Friday, January 20, 2012

Health Entrepreneur Beats Vatican Bank in Bid for Italian Research Center

A prestigious private biomedical research center in Italy has been saved - but not by the Vatican Bank, which had designs on it. 

In another surprising twist to a long-running Italian drama, health industry entrepreneur Giuseppe Rotelli won the bidding for the San Raffaele del Monte Tabor Foundation, a renowned hospital and basic research institute in Milan that works on gene therapy and molecular medicine.

Researchers at San Raffaele are hopeful that they can continue to work and that grants from the European Research Council and some Italian agencies, imperiled by a looming bankruptcy, will now be safe. But some worry that the new owner has little interest in basic research.

For reasons that aren't entirely clear yet, San Raffaele has racked up a debt of almost €1.5 billion, which according to media reports was one of the reasons why its Vice President Mario Cal committed suicide in July. 

In October, a bankruptcy court paved the way for a deal that would allow the Institute for Works of Religion (IOR) - the Vatican Bank's official name - and Italian entrepreneur Vittorio Malacalza to take over San Raffaele. 

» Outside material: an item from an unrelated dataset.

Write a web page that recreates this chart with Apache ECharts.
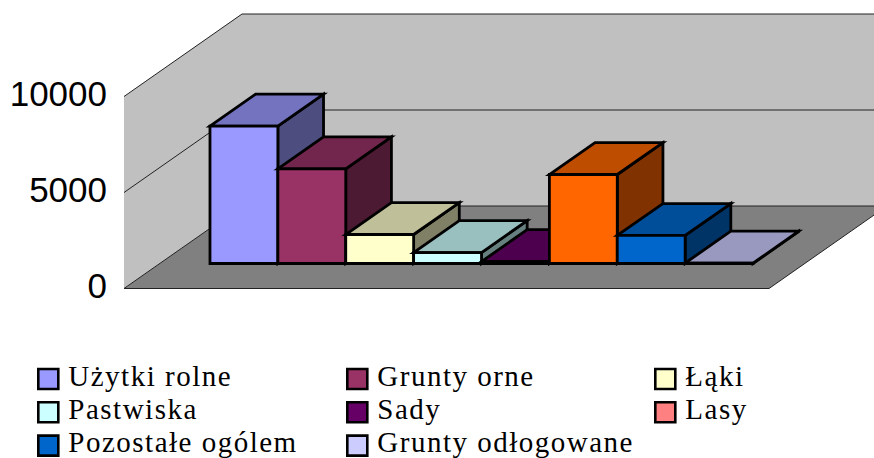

But when the deadline for bids ended, Rotelli came out on top with an offer to take over €500 million of debt and invest a further €405 million.

The IOR-Malacalza group gave up its right to match that bid. 

Rotelli owns a medical empire of 18 hospitals in Lombardy, Italy's richest region. Some San Raffaele Italian scientists are worried that he may be less interested in basic research.

"We really hope that the new owner will be aware of the fact that the value of San Raffaele is in the indissoluble marriage between healthcare and research," the institute's scientific director, Maria Grazia Roncarolo, wrote in an e-mail to ScienceInsider, "and that he will guarantee its development."

Roncarolo says San Raffaele's scientists are "surprised and puzzled" that the IOR-Malacalza group gave up.

Rotelli released a brief statement that seemed aimed at allaying those fears. It said that Rotelli and his company, Velca, "want to reassure all San Raffaele employees that the primary goal of his intervention is the protection and further development of the professional skills of all those involved, in complete awareness of the value of the indivisible relationship between hospital work, teaching university, and scientific research which characterizes this institution of excellence."

The statement contained no details on Rotelli's plans, however.

In another dramatic twist, San Raffaele's founder, the priest Don Luigi Verzé, died of a heart attack on 31 December, the day Rotelli made his first bid. At 91, Verzé was formally still the chair of the San Raffaele del Monte Tabor Foundation, although his actual role was very limited. Despite his religious background, Verzé never imposed religious restrictions on the institute's research, scientists say.

"Let's hope that the values transmitted to us by our founder -- the centrality of man, the excellence of science, and the freedom of research - will be preserved," says Roncarolo.

The sale of San Raffaele is not final, at least on paper, and the bankruptcy court's decree leaves the door open to new investors until 23 January, when a creditors' hearing is scheduled.

At a press conference held at San Raffaele, Pier Giuseppe Profiti, the current vice-chair of the foundation and the director of a Vatican's Paediatric Hospital in Rome, said that current San Raffaele management would help to make the transition to the new owner as smooth as possible.